I wonder how Maori would have appreciated being under the Japanese yoke if NZ (and Australia) had counterfactually never been colonized before WW2 and the Anglosphere as it could then have existed had never intervened against Japan...because that's what could have happened. As it was, the USA was very isolationist before WW2 and it was touch and go as to whether the USA would oppose Japan....it was really only "Pearl Harbour" that clinched their participation.
We in NZ, of all races, owe a huge debt of gratitude to the USA who lost tens of thousands of troops fighting the Japs island by island and finally defeating them.
If European and Anglosphere influences had never reached the Asia Pacific then Japan would never have industrialised and there would not even have been a Pacific WW2. In reality WW2 cemented global US hegemony, warmongering and profiteering; saying that we owe them for that is outrageous.
Remember it was the Anglosphere countries that defeated Japan in WW2
And the Anglosphere who bombed and poisoned poor people in Cambodia and Vietnam.
Aotearoa contributed to the production of Agent Orange and never faced prosecution under the Geneva Convention.
https://www.abc.net.au/news/2005-01-09/nz-admits-supplying-agent-orange…
Life is about life. Without life, there is no life. And life besides our neighbours is possible, as long as we have the final say. However, they want the final say as well. This can all get very acrimonious very quickly. And has done throughout humanity's history. Regularly. So what's my point? History is full or battles & confrontations. They always make great reading. Times of peace...? Well, not so much. Who remembers the great peace? Exactly. Nobody. Yet it is exactly this that we all yearn for.
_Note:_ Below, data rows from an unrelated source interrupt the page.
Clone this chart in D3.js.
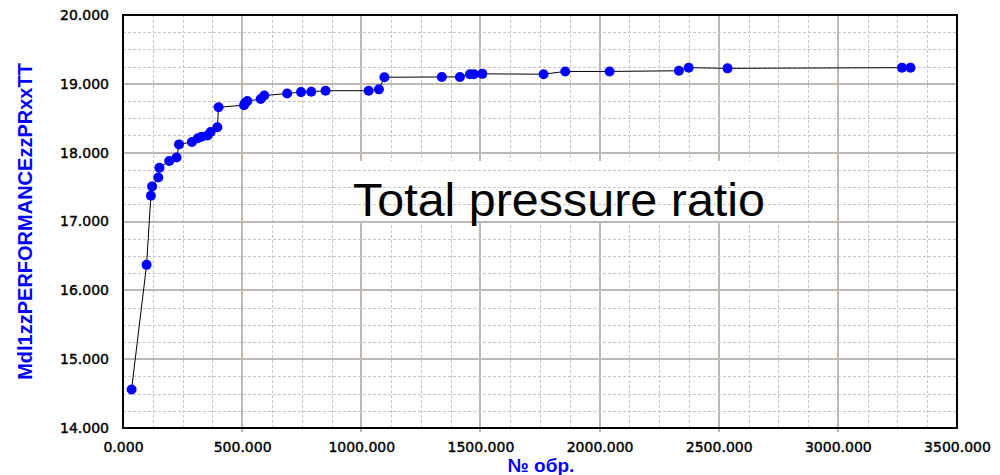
<!DOCTYPE html>
<html>
<head>
<meta charset="utf-8">
<script src="https://cdn.jsdelivr.net/npm/d3@7"></script>
<style>
  body { margin: 0; background: #fff; }
  svg { display: block; }
</style>
</head>
<body>
<div id="chart"></div>
<script>
// sample number (x) and total pressure ratio (y)
var sampleNo = [36, 99, 117, 122, 148, 153, 194, 225, 235, 289, 314, 330, 355, 368, 396, 401,
  508, 512, 522, 578, 593, 689, 747, 790, 850, 1031, 1074, 1097,
  1338, 1414, 1456, 1473, 1508, 1765, 1856, 2042, 2333, 2374, 2537, 3269, 3305];
var pressureRatio = [14.56, 16.37, 17.375, 17.51, 17.64, 17.78, 17.88, 17.93, 18.12, 18.155, 18.21, 18.23, 18.25, 18.30, 18.37, 18.66,
  18.69, 18.72, 18.75, 18.78, 18.83, 18.86, 18.88, 18.885, 18.90, 18.90, 18.92, 19.095,
  19.10, 19.10, 19.14, 19.14, 19.145, 19.14, 19.18, 19.18, 19.19, 19.235, 19.225, 19.235, 19.235];

var xTicks = [0, 500, 1000, 1500, 2000, 2500, 3000, 3500];
var yTicks = [14, 15, 16, 17, 18, 19, 20];
var xMinor = d3.range(0, 3501, 125);
var yMinor = d3.range(14, 20.001, 0.25);

var yTitle = "Mdl1zzPERFORMANCEzzPRxxTT";
var xTitle = "№ обр.";
var chartLabel = "Total pressure ratio";

var width = 1000, height = 475;
var margin = {top: 15, right: 43, bottom: 47, left: 123};

var svg = d3.select("#chart").append("svg")
  .attr("width", width)
  .attr("height", height);

var x = d3.scaleLinear().domain([0, 3500]).range([margin.left, width - margin.right]);
var y = d3.scaleLinear().domain([14, 20]).range([height - margin.bottom, margin.top]);

var x0 = x.range()[0], x1 = x.range()[1];
var y0 = y.range()[0], y1 = y.range()[1];

// vertical grid (minor dashed, then major)
var vgrid = svg.append("g");
vgrid.selectAll("line.minor")
  .data(xMinor.filter(d => d % 500 != 0))
  .enter().append("line")
  .attr("x1", d => Math.round(x(d)) + 0.5).attr("x2", d => Math.round(x(d)) + 0.5)
  .attr("y1", y1).attr("y2", y0)
  .style("stroke", "#c9c4bf").style("stroke-width", 1).style("stroke-dasharray", "3,2");
vgrid.selectAll("line.major")
  .data(xTicks.slice(1, -1))
  .enter().append("line")
  .attr("x1", d => Math.round(x(d))).attr("x2", d => Math.round(x(d)))
  .attr("y1", y1).attr("y2", y0 + 4)
  .style("stroke", "#bdb8b3").style("stroke-width", 2);

// white box behind the chart label
svg.append("rect")
  .attr("x", 348).attr("y", 161).attr("width", 454).attr("height", 62)
  .style("fill", "#fff");

// horizontal grid
var hgrid = svg.append("g");
hgrid.selectAll("line.minor")
  .data(yMinor.filter(d => Math.abs(d - Math.round(d)) > 0.01))
  .enter().append("line")
  .attr("x1", x0).attr("x2", x1)
  .attr("y1", d => Math.round(y(d)) + 0.5).attr("y2", d => Math.round(y(d)) + 0.5)
  .style("stroke", "#c9c4bf").style("stroke-width", 1).style("stroke-dasharray", "3,2");
hgrid.selectAll("line.major")
  .data(yTicks.slice(1, -1))
  .enter().append("line")
  .attr("x1", x0).attr("x2", x1)
  .attr("y1", d => Math.round(y(d))).attr("y2", d => Math.round(y(d)))
  .style("stroke", "#bdb8b3").style("stroke-width", 2);

// chart label
svg.append("text")
  .attr("x", 353).attr("y", 216)
  .attr("textLength", 412)
  .attr("lengthAdjust", "spacingAndGlyphs")
  .style("font", "46px 'Liberation Sans', Arial, sans-serif")
  .style("fill", "#000")
  .text(chartLabel);

// series line
var pts = sampleNo.map((v, i) => [v, pressureRatio[i]]);
var line = d3.line().x(d => x(d[0])).y(d => y(d[1]));
svg.append("path")
  .datum(pts)
  .attr("d", line)
  .style("fill", "none")
  .style("stroke", "#000")
  .style("stroke-width", 1);

svg.append("g").selectAll("circle")
  .data(pts)
  .enter().append("circle")
  .attr("cx", d => x(d[0]))
  .attr("cy", d => y(d[1]))
  .attr("r", 5)
  .style("fill", "#0000ff");

// frame
svg.append("rect")
  .attr("x", x0).attr("y", y1)
  .attr("width", x1 - x0).attr("height", y0 - y1)
  .style("fill", "none").style("stroke", "#000").style("stroke-width", 2);

// axes
var fmt = d3.format(".3f");
var yAxis = svg.append("g")
  .attr("transform", "translate(" + x0 + ",0)")
  .call(d3.axisLeft(y).tickValues(yTicks).tickFormat(fmt).tickSize(0).tickPadding(14));
var xAxis = svg.append("g")
  .attr("transform", "translate(0," + y0 + ")")
  .call(d3.axisBottom(x).tickValues(xTicks).tickFormat(fmt).tickSize(0).tickPadding(14));
[xAxis, yAxis].forEach(function(a) {
  a.select(".domain").remove();
  a.selectAll("text")
    .style("font", "14px 'DejaVu Sans', Verdana, sans-serif")
    .style("fill", "#000")
    .style("stroke", "#000")
    .style("stroke-width", 0.4);
});

// axis titles
svg.append("text")
  .attr("transform", "translate(32," + (y0 + y1) / 2 + ") rotate(-90)")
  .attr("text-anchor", "middle")
  .style("font", "bold 20px 'Liberation Sans', Arial, sans-serif")
  .style("fill", "#0000ff")
  .text(yTitle);

svg.append("text")
  .attr("x", 541).attr("y", 472)
  .attr("text-anchor", "middle")
  .style("font", "bold 19px 'Liberation Sans', Arial, sans-serif")
  .style("fill", "#0000ff")
  .text(xTitle);
</script>
</body>
</html>
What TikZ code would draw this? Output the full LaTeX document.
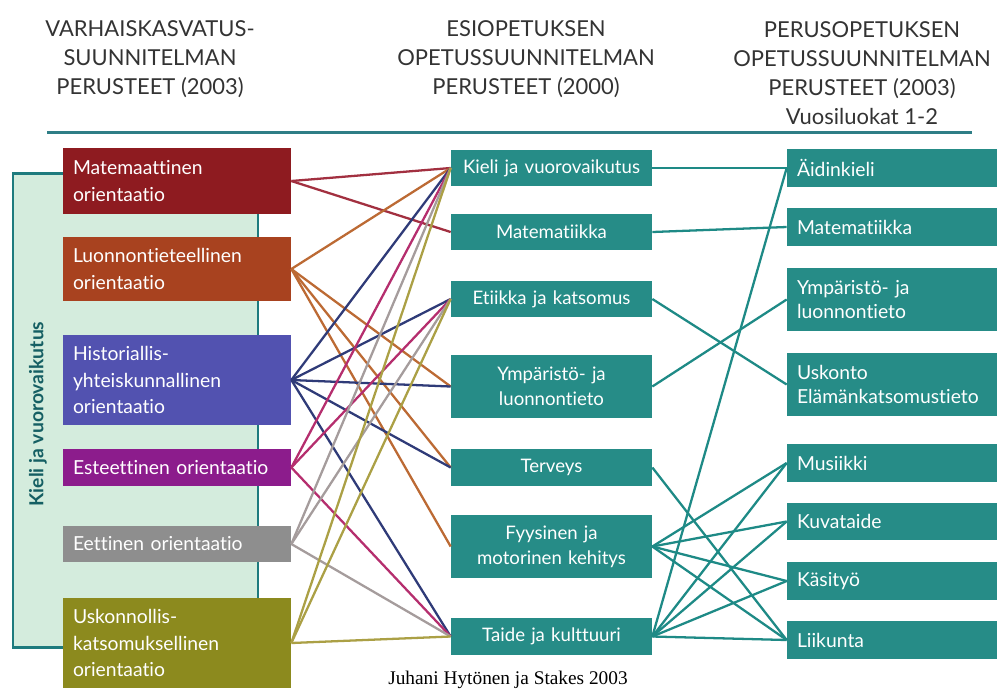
\documentclass[tikz,border=0pt]{standalone}
\usepackage{fontspec}
\setmainfont{Lato}[Ligatures=NoCommon]
\setsansfont{Lato}[Ligatures=NoCommon]
\newfontfamily\creditfont{Liberation Serif}
\usetikzlibrary{positioning}
\definecolor{HeadInk}{HTML}{333333}
\definecolor{RuleTeal}{HTML}{2E7E86}
\definecolor{PanelFill}{HTML}{D4ECDD}
\definecolor{PanelLine}{HTML}{1E7B7E}
\definecolor{LabelTeal}{HTML}{155F63}
\definecolor{BoxTeal}{HTML}{268C87}
\definecolor{LinkTeal}{HTML}{1E8A86}
\definecolor{OriMat}{HTML}{8E1B20}
\definecolor{OriLuo}{HTML}{A8421F}
\definecolor{OriHis}{HTML}{5252B0}
\definecolor{OriEst}{HTML}{8C1C8C}
\definecolor{OriEet}{HTML}{8E8E8E}
\definecolor{OriUsk}{HTML}{8C8A1E}
\definecolor{LnMat}{HTML}{A23040}
\definecolor{LnLuo}{HTML}{BC6A34}
\definecolor{LnHis}{HTML}{2F3B78}
\definecolor{LnEst}{HTML}{B52E6E}
\definecolor{LnEet}{HTML}{A59C9C}
\definecolor{LnUsk}{HTML}{ABA045}
\tikzset{
  every node/.style={font=\sffamily, text=white},
  title/.style={text=HeadInk, align=center, font=\sffamily\fontsize{12.5}{16.4}\selectfont},
  panel/.style={draw=PanelLine, fill=PanelFill, line width=1.7pt},
  vlabel/.style={text=LabelTeal, font=\sffamily\bfseries\fontsize{11}{13}\selectfont},
  orient/.style={text width=4.16cm, inner xsep=0.2cm, inner ysep=0pt, align=left,
    font=\sffamily\fontsize{11}{15}\selectfont},
  subject/.style={fill=BoxTeal, text width=3.86cm, inner xsep=0.08cm, inner ysep=0pt,
    align=center, minimum height=0.73cm, font=\sffamily\fontsize{10.6}{14}\selectfont},
  grade/.style={fill=BoxTeal, text width=3.8cm, inner xsep=0.2cm, inner ysep=0pt,
    align=left, minimum height=0.75cm, font=\sffamily\fontsize{11}{14}\selectfont},
  link/.style={line width=1.3pt},
  tlink/.style={draw=LinkTeal, line width=1.3pt},
}
\begin{document}
\begin{tikzpicture}[x=0.02cm, y=-0.02cm]
  \useasboundingbox (0,0) rectangle (1000,691);
  % Column titles
  \node[title] (h1) at (150,59) {VARHAISKASVATUS-\\SUUNNITELMAN\\PERUSTEET (2003)};
  \node[title] (h2) at (526,59) {ESIOPETUKSEN\\OPETUSSUUNNITELMAN\\PERUSTEET (2000)};
  \node[title] (h3) at (862,73) {PERUSOPETUKSEN\\OPETUSSUUNNITELMAN\\PERUSTEET (2003)\\Vuosiluokat 1-2};
  \draw[RuleTeal, line width=1.7pt] (47,132) -- (972,132);
  % Backdrop of the left column
  \draw[panel] (13,173) rectangle (258,647);
  \node[vlabel, rotate=90] (kv) at (38,414) {Kieli ja vuorovaikutus};
  % Left column: orientations
  \node[orient, fill=OriMat, minimum height=1.32cm] (mat) at (177,181) {Matemaattinen\\orientaatio};
  \node[orient, fill=OriLuo, minimum height=1.28cm] (luo) at (177,269) {Luonnontieteellinen\\orientaatio};
  \node[orient, fill=OriHis, minimum height=1.8cm] (his) at (177,380) {Historiallis-\\yhteiskunnallinen\\orientaatio};
  \node[orient, fill=OriEst, minimum height=0.74cm] (est) at (177,467.5) {Esteettinen orientaatio};
  \node[orient, fill=OriEet, minimum height=0.72cm] (eet) at (177,544) {Eettinen orientaatio};
  \node[orient, fill=OriUsk, minimum height=1.8cm] (usk) at (177,643) {Uskonnollis-\\katsomuksellinen\\orientaatio};
  % Middle column: pre-school
  \node[subject] (kieli) at (551.5,168) {Kieli ja vuorovaikutus};
  \node[subject] (mate) at (551.5,232) {Matematiikka};
  \node[subject] (etiik) at (551.5,299) {Etiikka ja katsomus};
  \node[subject, minimum height=1.26cm] (ymp) at (551.5,386.5) {Ympäristö- ja\\luonnontieto};
  \node[subject] (terv) at (551.5,467.5) {Terveys};
  \node[subject, minimum height=1.26cm] (fyys) at (551.5,546.5) {Fyysinen ja\\motorinen kehitys};
  \node[subject] (taide) at (551.5,636.5) {Taide ja kulttuuri};
  % Right column: grades 1-2
  \node[grade] (aid) at (892,168) {Äidinkieli};
  \node[grade] (mat2) at (892,227) {Matematiikka};
  \node[grade, minimum height=1.26cm] (ympr) at (892,299.5) {Ympäristö- ja\\luonnontieto};
  \node[grade, minimum height=1.26cm] (usko) at (892,384.5) {Uskonto\\Elämänkatsomustieto};
  \node[grade] (mus) at (892,463) {Musiikki};
  \node[grade] (kuv) at (892,521.5) {Kuvataide};
  \node[grade] (kas) at (892,581) {Käsityö};
  \node[grade] (lii) at (892,640) {Liikunta};
  % Links: orientations to pre-school
  \foreach \t in {kieli,mate} \draw[link, LnMat] (mat.east) -- (\t.west);
  \foreach \t in {kieli,ymp,terv,fyys} \draw[link, LnLuo] (luo.east) -- (\t.west);
  \foreach \t in {kieli,etiik,ymp,terv,taide} \draw[link, LnHis] (his.east) -- (\t.west);
  \foreach \t in {kieli,etiik,taide} \draw[link, LnEst] (est.east) -- (\t.west);
  \foreach \t in {kieli,etiik,taide} \draw[link, LnEet] (eet.east) -- (\t.west);
  \foreach \t in {kieli,etiik,taide} \draw[link, LnUsk] (usk.east) -- (\t.west);
  % Links: pre-school to grades 1-2
  \foreach \a/\b in {kieli/aid, mate/mat2, etiik/usko, ymp/ympr, terv/lii,
      fyys/mus, fyys/kuv, fyys/kas, fyys/lii,
      taide/aid, taide/mus, taide/kuv, taide/kas, taide/lii}
    \draw[tlink] (\a.east) -- (\b.west);
  \node[text=black, font=\creditfont\fontsize{11}{13}\selectfont] (credit) at (508,680) {Juhani Hytönen ja Stakes 2003};
\end{tikzpicture}
\end{document}
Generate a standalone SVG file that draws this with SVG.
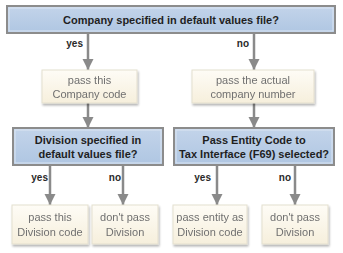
<svg xmlns="http://www.w3.org/2000/svg" width="343" height="253" viewBox="0 0 343 253">
<defs>
<linearGradient id="gBlue" x1="0" y1="0" x2="0" y2="1">
<stop offset="0" stop-color="#c3d4ea"/>
<stop offset="1" stop-color="#afc6e2"/>
</linearGradient>
<linearGradient id="gCream" x1="0" y1="0" x2="0" y2="1">
<stop offset="0" stop-color="#fefcf6"/>
<stop offset="1" stop-color="#f6efdc"/>
</linearGradient>
<filter id="sh" x="-10%" y="-10%" width="130%" height="140%">
<feGaussianBlur in="SourceAlpha" stdDeviation="1.2"/>
<feOffset dx="1" dy="1.5"/>
<feComponentTransfer><feFuncA type="linear" slope="0.3"/></feComponentTransfer>
<feMerge><feMergeNode/><feMergeNode in="SourceGraphic"/></feMerge>
</filter>
<marker id="ah" viewBox="0 0 10 10" refX="10" refY="5" markerWidth="4.6" markerHeight="4.6" orient="auto" markerUnits="strokeWidth">
<path d="M0,0 L10,5 L0,10 z" fill="#8a8a8a"/>
</marker>
</defs>
<style>
.dec rect.o{fill:url(#gBlue);stroke:#8c8c8c;stroke-width:2}
.dec rect.i{fill:none;stroke:#dbe5f2;stroke-width:1}
.dec text{font-family:"Liberation Sans",Arial,sans-serif;font-weight:bold;font-size:11px;fill:#1f1f1f;text-anchor:middle}
.proc rect{fill:url(#gCream);stroke:#e4dfcf;stroke-width:1}
.proc text{font-family:"Liberation Sans",Arial,sans-serif;font-size:11px;fill:#707070;text-anchor:middle}
.conn line{stroke:#8a8a8a;stroke-width:2.5;marker-end:url(#ah)}
.lbl{font-family:"Liberation Sans",Arial,sans-serif;font-weight:bold;font-size:10px;fill:#2a2a2a;text-anchor:end}
</style>
<g id="connectors" class="conn">
<line x1="88" y1="34" x2="88" y2="70"/>
<line x1="254" y1="34" x2="254" y2="70"/>
<line x1="88" y1="103" x2="88" y2="128"/>
<line x1="254" y1="103" x2="254" y2="128"/>
<line x1="50" y1="166" x2="50" y2="205"/>
<line x1="123" y1="166" x2="123" y2="205"/>
<line x1="217" y1="166" x2="217" y2="205"/>
<line x1="295" y1="166" x2="295" y2="205"/>
<text class="lbl" x="83" y="47">yes</text>
<text class="lbl" x="249" y="47">no</text>
<text class="lbl" x="48" y="181">yes</text>
<text class="lbl" x="121" y="181">no</text>
<text class="lbl" x="211" y="181">yes</text>
<text class="lbl" x="291" y="181">no</text>
</g>
<g id="q1" class="dec">
<rect class="o" x="7" y="6" width="328" height="27"/>
<rect class="i" x="9" y="8" width="324" height="23"/>
<text x="171" y="23.5">Company specified in default values file?</text>
</g>
<g id="p1" class="proc" filter="url(#sh)">
<rect x="42" y="70" width="95" height="33"/>
<text x="89.5" y="84">pass this</text>
<text x="89.5" y="97.5">Company code</text>
</g>
<g id="p2" class="proc" filter="url(#sh)">
<rect x="192" y="70" width="122" height="33"/>
<text x="253" y="84">pass the actual</text>
<text x="253" y="97.5">company number</text>
</g>
<g id="q2" class="dec">
<rect class="o" x="13" y="128" width="150" height="37"/>
<rect class="i" x="15" y="130" width="146" height="33"/>
<text x="88" y="144">Division specified in</text>
<text x="88" y="158">default values file?</text>
</g>
<g id="q3" class="dec">
<rect class="o" x="174" y="128" width="160" height="37"/>
<rect class="i" x="176" y="130" width="156" height="33"/>
<text x="254" y="144">Pass Entity Code to</text>
<text x="254" y="158">Tax Interface (F69) selected?</text>
</g>
<g id="p3" class="proc" filter="url(#sh)">
<rect x="12" y="205" width="76" height="39"/>
<text x="50" y="221">pass this</text>
<text x="50" y="235.5">Division code</text>
</g>
<g id="p4" class="proc" filter="url(#sh)">
<rect x="92" y="205" width="66" height="39"/>
<text x="125" y="221">don't pass</text>
<text x="125" y="235.5">Division</text>
</g>
<g id="p5" class="proc" filter="url(#sh)">
<rect x="173" y="205" width="74" height="39"/>
<text x="210" y="221">pass entity as</text>
<text x="210" y="235.5">Division code</text>
</g>
<g id="p6" class="proc" filter="url(#sh)">
<rect x="262" y="205" width="66" height="39"/>
<text x="295" y="221">don't pass</text>
<text x="295" y="235.5">Division</text>
</g>
</svg>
Ask anybody who returned from either of the two great wars of the 20th Century what they wanted. Peace. Well, we've just had a period of relative peace for almost 80 years. How lucky were we? Very.
Some people seem to think the BRICS bandwagon is a whole lot of hot air and will never amount to anything.
From this article Trump seems concerned and is trying to front foot the issue. I suspect the advice he's getting suggests this is a bigger issue than the US govt want to acknowledge publicly. We'll see how effective this approach becomes.
President-elect Donald Trump on Saturday threatened 100% tariffs against a bloc of nine nations if they act to undermine the U.S. dollar.
His threat was directed at countries in the so-called BRIC alliance, which consists of Brazil, Russia, India, China, South Africa, Egypt, Ethiopia, Iran and the United Arab Emirates.